» **Written exercise**:
Lines containing "with" are to be counted. Report the count alone.

» **Supplied information**:
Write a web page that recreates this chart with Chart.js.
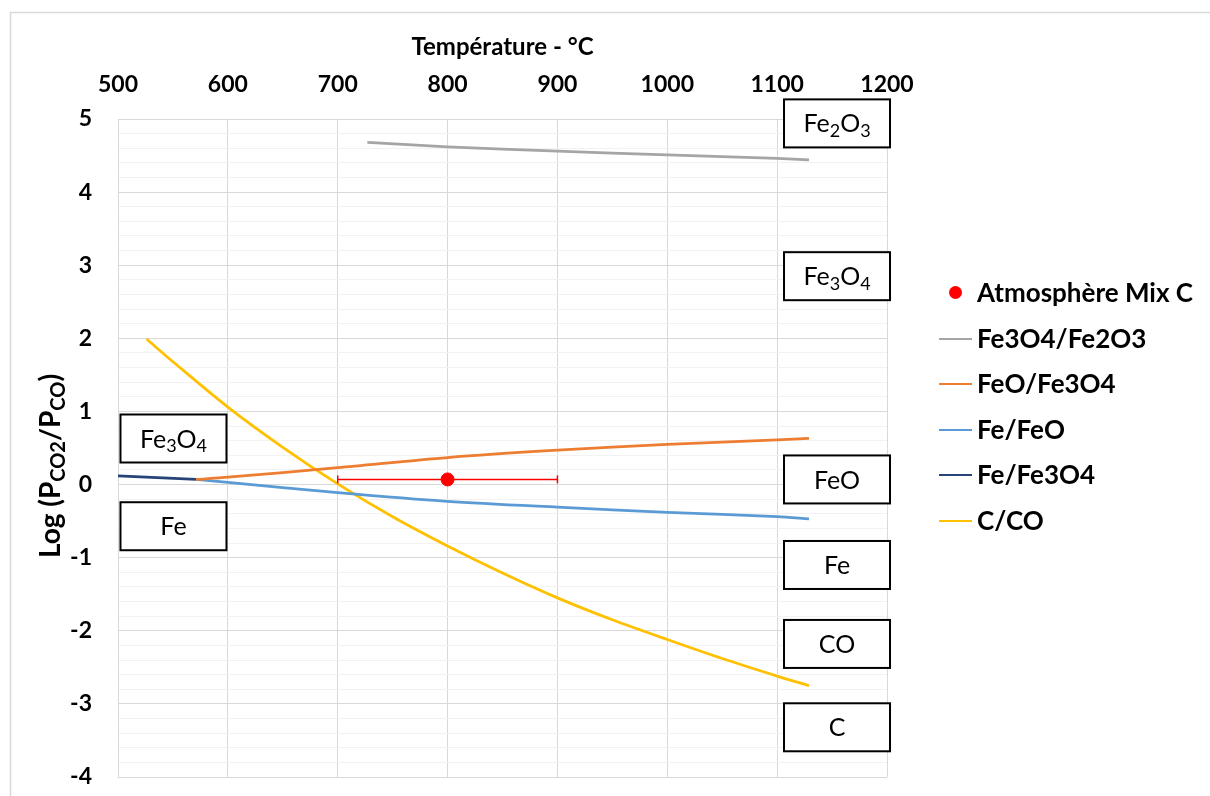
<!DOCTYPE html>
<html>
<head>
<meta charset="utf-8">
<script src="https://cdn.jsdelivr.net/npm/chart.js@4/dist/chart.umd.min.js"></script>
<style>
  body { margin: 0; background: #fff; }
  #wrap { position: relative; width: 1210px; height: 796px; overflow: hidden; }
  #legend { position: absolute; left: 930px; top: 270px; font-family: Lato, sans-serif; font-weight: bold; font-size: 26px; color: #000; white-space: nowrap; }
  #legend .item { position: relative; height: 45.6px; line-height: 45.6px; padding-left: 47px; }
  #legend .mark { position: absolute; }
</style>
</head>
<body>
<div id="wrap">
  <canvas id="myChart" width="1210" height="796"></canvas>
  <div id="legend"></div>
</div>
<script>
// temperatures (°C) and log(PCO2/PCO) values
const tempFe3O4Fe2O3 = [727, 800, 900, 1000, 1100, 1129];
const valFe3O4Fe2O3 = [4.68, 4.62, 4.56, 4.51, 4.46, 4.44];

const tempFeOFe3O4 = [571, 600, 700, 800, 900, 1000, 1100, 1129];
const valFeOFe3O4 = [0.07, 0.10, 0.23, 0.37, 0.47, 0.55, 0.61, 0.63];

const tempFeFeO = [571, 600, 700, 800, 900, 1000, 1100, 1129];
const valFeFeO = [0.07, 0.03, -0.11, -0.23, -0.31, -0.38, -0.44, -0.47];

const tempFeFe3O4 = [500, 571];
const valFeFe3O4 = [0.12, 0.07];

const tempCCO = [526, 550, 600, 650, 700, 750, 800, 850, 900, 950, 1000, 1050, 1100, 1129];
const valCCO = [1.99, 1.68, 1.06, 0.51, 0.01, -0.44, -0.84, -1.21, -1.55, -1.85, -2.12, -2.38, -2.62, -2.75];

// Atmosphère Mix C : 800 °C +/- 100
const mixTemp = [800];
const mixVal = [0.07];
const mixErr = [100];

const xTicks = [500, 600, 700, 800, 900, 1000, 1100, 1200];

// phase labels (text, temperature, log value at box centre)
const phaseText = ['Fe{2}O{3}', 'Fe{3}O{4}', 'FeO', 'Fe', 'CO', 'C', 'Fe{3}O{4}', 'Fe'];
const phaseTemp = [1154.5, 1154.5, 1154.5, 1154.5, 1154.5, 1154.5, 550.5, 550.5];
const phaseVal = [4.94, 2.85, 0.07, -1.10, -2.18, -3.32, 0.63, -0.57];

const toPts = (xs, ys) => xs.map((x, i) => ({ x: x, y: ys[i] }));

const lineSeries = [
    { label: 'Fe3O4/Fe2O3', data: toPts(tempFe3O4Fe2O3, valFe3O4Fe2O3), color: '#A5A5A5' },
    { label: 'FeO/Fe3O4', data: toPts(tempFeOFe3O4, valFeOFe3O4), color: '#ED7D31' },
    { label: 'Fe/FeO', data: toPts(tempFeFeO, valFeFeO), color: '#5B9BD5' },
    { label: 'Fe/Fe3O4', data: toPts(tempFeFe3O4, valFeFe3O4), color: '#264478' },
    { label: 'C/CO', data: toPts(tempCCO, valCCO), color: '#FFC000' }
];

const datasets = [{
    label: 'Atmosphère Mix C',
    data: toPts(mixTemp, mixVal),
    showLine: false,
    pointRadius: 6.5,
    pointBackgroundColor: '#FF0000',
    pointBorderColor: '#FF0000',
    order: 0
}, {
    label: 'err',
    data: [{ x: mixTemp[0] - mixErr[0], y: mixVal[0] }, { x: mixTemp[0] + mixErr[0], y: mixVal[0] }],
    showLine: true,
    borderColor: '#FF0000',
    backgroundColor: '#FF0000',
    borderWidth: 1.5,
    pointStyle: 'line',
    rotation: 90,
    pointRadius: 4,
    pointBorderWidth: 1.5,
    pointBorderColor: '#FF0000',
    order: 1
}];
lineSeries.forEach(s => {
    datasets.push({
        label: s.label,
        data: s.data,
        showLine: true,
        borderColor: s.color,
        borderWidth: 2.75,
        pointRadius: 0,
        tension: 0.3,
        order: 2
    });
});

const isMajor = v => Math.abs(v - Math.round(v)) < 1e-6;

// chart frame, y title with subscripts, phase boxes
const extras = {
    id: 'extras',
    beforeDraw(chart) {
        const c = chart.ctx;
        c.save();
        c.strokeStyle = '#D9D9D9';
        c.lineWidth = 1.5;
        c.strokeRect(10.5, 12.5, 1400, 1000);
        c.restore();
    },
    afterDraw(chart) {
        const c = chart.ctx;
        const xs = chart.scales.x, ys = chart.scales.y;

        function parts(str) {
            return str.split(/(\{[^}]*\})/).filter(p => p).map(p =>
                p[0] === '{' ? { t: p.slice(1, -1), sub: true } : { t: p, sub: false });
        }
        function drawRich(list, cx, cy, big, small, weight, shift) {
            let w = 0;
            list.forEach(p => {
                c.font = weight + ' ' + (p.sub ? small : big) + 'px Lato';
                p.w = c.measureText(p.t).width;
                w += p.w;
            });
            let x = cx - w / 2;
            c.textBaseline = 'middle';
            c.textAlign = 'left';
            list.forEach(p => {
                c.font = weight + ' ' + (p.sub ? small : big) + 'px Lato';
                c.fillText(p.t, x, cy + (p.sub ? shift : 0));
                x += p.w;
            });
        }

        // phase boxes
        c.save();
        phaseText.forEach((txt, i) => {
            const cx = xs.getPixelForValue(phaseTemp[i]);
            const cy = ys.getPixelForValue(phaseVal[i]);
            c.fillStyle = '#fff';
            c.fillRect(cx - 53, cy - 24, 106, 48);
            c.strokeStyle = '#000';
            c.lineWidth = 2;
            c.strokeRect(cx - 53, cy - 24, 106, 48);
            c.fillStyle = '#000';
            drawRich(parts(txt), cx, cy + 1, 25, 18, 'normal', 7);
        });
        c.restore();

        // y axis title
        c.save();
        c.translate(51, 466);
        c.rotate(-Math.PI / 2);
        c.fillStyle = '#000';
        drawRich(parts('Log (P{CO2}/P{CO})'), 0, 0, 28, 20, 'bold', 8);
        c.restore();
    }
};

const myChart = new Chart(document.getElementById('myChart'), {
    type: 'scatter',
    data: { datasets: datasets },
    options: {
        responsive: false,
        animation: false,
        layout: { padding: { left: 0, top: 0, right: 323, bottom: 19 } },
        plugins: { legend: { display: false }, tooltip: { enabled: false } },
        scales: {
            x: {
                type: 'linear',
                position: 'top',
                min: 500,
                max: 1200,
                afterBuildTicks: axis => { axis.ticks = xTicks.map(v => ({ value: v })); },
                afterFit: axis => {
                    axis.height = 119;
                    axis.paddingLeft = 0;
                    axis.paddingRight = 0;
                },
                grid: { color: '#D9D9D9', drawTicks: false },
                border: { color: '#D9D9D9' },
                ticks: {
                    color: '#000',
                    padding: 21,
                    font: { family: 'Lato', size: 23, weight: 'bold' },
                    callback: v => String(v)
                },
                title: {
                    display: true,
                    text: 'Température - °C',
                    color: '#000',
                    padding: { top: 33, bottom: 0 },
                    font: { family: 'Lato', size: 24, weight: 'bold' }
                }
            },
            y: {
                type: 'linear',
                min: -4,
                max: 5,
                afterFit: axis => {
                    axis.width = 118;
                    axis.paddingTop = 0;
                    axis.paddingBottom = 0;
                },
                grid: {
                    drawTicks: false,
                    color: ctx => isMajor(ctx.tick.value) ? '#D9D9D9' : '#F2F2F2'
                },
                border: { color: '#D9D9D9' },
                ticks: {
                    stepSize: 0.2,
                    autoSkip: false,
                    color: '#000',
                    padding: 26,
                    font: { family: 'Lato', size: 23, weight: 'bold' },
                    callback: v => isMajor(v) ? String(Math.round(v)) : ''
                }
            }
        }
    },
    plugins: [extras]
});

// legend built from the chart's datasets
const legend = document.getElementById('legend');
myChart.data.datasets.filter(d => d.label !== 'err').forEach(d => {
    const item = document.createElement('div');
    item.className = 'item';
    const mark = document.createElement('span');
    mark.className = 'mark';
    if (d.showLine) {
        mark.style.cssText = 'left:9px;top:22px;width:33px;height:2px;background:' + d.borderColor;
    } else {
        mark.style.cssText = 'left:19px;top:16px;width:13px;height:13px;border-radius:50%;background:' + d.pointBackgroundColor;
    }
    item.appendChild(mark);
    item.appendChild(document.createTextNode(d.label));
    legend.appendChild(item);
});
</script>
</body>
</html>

» **Correct output**:
2